L’Europe sera face au mur si l’opinion américaine, et ses élus, se détournent du conflit. Face à l’agression russe elle répète un schéma somme toute classique de son histoire : le refus farouche d’un projet impérialiste qui passe les bornes et rompt l’équilibre du continent. Dans ce scénario, la logique veut que le régime de l’Etat perturbateur soit puni et empêché de nuire à nouveau ; c’est-à-dire défait militairement et corseté dans un système de sécurité collective, voire éliminé s’il est irrécupérable. Depuis le début du 20e siècle le retour à l’équilibre ne peut se faire sans la puissance américaine. C’est encore le cas aujourd’hui.

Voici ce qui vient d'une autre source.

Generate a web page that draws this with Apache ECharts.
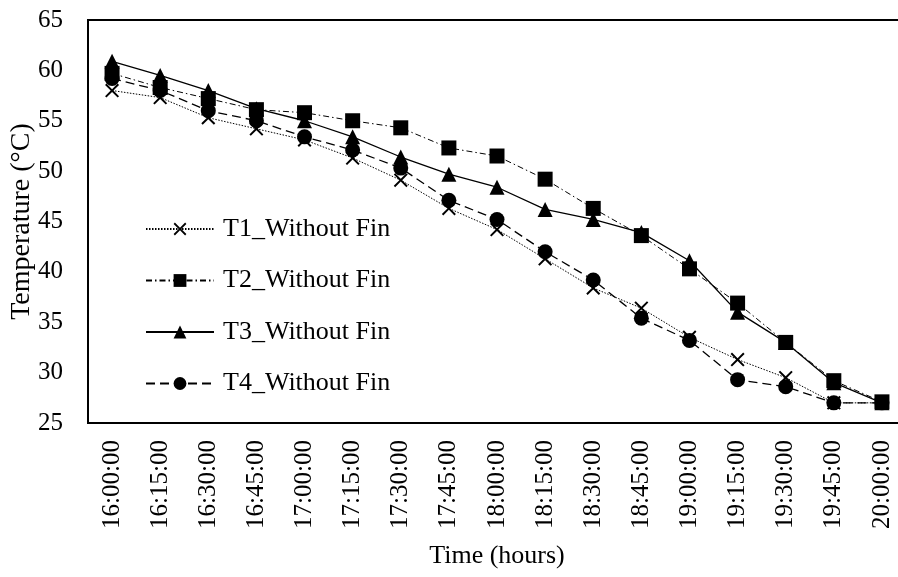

La puissance positive de l’Europe réside dans sa capacité à bâtir une paix efficace. Elle peut s’inspirer d’une longue tradition de réparation des cataclysmes guerriers dont la paix de Westphalie (qui fait l’admiration d’Henry Kissinger) ou le projet européen depuis 1945 sont de bons exemples. Le projet est incertain tant la confrontation voulue par Poutine est enracinée dans une profonde hostilité et les défis posés aux Européens colossaux (extension de l’UE, interférences avec l’OTAN) ; sans compter quelques exemples historiques de paix ratées…

Ce rapide tour d’horizon montre l’ampleur des blocages pour davantage de puissance positive. On peut avancer trois grandes pistes pour y remédier.
D’abord dénoncer sans relâche une guerre d’agression scandaleuse du fait de ses crimes mais, aussi, de la médiocrité de ses objectifs à un moment où le monde doit s’unir pour résoudre un changement climatique à même de balayer n’importe quelle puissance d’échelle humaine.
Ensuite, travailler activement avec le Global South, d’ailleurs pas aussi global qu’on le laisse croire. Il faut solder les comptes du colonialisme, et du post-colonialisme. Cela demandera des efforts à tous mais c’est le prix d’une nouvelle concorde ; accessoirement la propagande russe y perdra une rente de situation.
Enfin avoir le courage d’une réforme de l’ONU capable de sauver le système multilatéral. Une réforme qui, c’est le règle des relations internationales, intègrera la nouvelle hiérarchie des puissances issue de la guerre et un système capable de garantir de nouvelles solidarités planétaires.